Em maio deste ano, foram encontrados 344 quilos de cocaína escondidos no chão de um contentor carregado de abacates proveniente do Peru com destino ao porto de Barcelona, tendo o carregamento sido intercetado antes de chegar às mãos da rede de tráfico.
“Em junho de 2024, os suspeitos realizaram uma segunda tentativa para transportar droga num avião privado. Depois de conseguirem financiamento de vários investidores externos no México, fretaram um avião particular em Joanesburgo, na África do Sul, até à República Dominicana, onde devia ser carregado o estupefaciente para ser transportado para o Reino Unido. Tal como na primeira tentativa, problemas logísticos impediram o carregamento”, detalhou a PN.
Face às contrariedades sofridas nas operações falhadas, a organização criminosa recorreu a novas fontes de financiamento que lhes permitisse pagar despesas diárias, a droga e a logística.
A polícia identificou várias formas utilizadas pela rede de tráfico para dar cobertura às suas operações financeiras e logísticas, entre as quais o recurso a empresas que trabalham com criptomoedas para converter os ganhos com as operações de narcotráfico em moeda legal, mas também a utilização de redes informais de envio de dinheiro.
Segundo a investigação, a rede recorria a serviços desta natureza para financiamento, sobretudo a empresários de origem chinesa, “com capacidade económica suficiente e com uma estrutura que operava a nível mundial” para realizar transações à margem do sistema financeiro legal, recorrendo ao sistema informal denominado Hawala.

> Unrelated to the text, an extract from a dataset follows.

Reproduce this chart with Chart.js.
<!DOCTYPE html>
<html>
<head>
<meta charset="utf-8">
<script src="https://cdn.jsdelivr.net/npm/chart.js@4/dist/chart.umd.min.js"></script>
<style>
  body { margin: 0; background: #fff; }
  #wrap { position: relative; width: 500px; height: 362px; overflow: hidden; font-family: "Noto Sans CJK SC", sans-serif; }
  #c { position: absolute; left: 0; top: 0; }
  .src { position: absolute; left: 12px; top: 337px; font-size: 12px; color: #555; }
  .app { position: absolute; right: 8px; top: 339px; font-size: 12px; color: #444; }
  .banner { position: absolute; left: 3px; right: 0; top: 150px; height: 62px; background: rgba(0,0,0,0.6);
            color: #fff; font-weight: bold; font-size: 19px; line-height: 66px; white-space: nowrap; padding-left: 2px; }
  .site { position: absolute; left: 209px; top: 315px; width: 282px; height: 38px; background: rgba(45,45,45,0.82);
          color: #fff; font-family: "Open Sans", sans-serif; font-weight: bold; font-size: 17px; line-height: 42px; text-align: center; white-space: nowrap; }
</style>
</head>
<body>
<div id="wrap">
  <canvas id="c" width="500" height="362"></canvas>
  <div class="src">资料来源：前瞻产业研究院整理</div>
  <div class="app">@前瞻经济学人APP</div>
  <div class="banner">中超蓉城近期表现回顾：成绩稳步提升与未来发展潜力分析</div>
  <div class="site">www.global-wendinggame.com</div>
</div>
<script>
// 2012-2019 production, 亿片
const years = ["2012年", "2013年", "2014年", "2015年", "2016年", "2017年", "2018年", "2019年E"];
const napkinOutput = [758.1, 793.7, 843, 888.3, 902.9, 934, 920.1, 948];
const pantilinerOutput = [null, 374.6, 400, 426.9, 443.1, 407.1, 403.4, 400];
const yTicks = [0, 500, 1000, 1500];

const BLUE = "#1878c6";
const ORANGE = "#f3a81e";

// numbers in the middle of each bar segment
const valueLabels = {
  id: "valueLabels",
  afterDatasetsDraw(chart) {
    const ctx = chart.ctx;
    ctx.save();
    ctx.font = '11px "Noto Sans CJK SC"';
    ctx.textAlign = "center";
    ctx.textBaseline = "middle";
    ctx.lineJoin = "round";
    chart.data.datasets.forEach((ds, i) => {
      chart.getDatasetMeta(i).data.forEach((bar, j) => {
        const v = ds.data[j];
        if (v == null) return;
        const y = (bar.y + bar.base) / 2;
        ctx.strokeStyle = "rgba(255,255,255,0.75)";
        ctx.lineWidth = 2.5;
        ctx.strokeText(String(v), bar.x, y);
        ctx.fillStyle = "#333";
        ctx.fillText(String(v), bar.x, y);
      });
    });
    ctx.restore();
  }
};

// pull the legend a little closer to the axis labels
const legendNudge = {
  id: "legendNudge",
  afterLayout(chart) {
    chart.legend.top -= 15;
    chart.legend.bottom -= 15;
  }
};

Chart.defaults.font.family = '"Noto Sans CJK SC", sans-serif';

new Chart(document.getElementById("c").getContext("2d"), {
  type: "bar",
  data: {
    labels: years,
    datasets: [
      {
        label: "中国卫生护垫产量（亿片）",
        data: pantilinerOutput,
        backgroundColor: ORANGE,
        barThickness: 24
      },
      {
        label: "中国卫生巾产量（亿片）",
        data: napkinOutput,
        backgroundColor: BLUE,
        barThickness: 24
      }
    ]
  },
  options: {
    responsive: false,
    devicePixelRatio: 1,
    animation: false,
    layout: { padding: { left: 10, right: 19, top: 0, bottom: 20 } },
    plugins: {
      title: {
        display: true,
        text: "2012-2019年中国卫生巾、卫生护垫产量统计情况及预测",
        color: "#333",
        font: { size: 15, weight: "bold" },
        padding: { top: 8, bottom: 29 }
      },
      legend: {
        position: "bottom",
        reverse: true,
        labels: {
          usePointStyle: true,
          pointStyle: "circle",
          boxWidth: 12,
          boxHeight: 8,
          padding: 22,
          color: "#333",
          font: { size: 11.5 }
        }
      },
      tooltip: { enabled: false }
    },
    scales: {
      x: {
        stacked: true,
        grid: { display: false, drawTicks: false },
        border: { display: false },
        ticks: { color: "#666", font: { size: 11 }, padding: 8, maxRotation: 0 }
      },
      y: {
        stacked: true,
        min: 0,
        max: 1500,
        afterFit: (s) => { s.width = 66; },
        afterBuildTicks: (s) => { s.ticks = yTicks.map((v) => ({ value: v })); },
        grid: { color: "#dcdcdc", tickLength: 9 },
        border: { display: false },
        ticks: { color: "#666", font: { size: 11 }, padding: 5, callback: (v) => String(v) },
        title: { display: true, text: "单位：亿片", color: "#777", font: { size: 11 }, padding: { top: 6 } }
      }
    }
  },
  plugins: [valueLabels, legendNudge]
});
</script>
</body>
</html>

A investigação, que durou 15 meses, teve início em junho de 2023, quando a PN e a agência norte-americana de combate ao tráfico de droga (DEA), iniciaram uma investigação conjunta às atividades de um cidadão colombiano residente em Madrid, que alegadamente liderava uma grande rede de tráfico de droga, tendo a investigação fixado a atenção, numa fase inicial, num café no bairro de La Moraleja, frequentado pelos investigados e ao qual estes se referiam como “o escritório”, por ser onde decorriam as organizações dos membros da rede.
Segundo o comunicado hoje divulgado pela PJ sobre a operação em Portugal, denominada Operação Fóssil, a cargo da Unidade Nacional de Combate ao Tráfico de Estupefacientes e realizada em conjunto com a polícia espanhola e com o apoio da Europol, resultou na detenção de seis pessoas, na realização de nove buscas domiciliarias e, ainda, na apreensão de vários bens, nomeadamente, cinco automóveis de gama alta, elevadas quantias de dinheiro em numerário, material informático, documentação e pequenas quantidades de droga e anabolizantes.
Em Portugal, a operação iniciou-se na sequência de troca de informação no âmbito da cooperação policial internacional, resultando num mandado de detenção europeu, que permitiu à PJ proceder à detenção do principal responsável da rede criminosa que operava em território nacional e importava droga para o continente europeu.
A PJ acrescenta que este suspeito, conhecido pelas autoridades policiais portuguesas, é reconhecido internacionalmente como sendo um “High Value Target”, ou seja, um suspeito de elevada relevância criminal no submundo do tráfico ilícito de estupefacientes.
No total, em Portugal e Espanha, foram detidas 25 pessoas de diversas nacionalidades.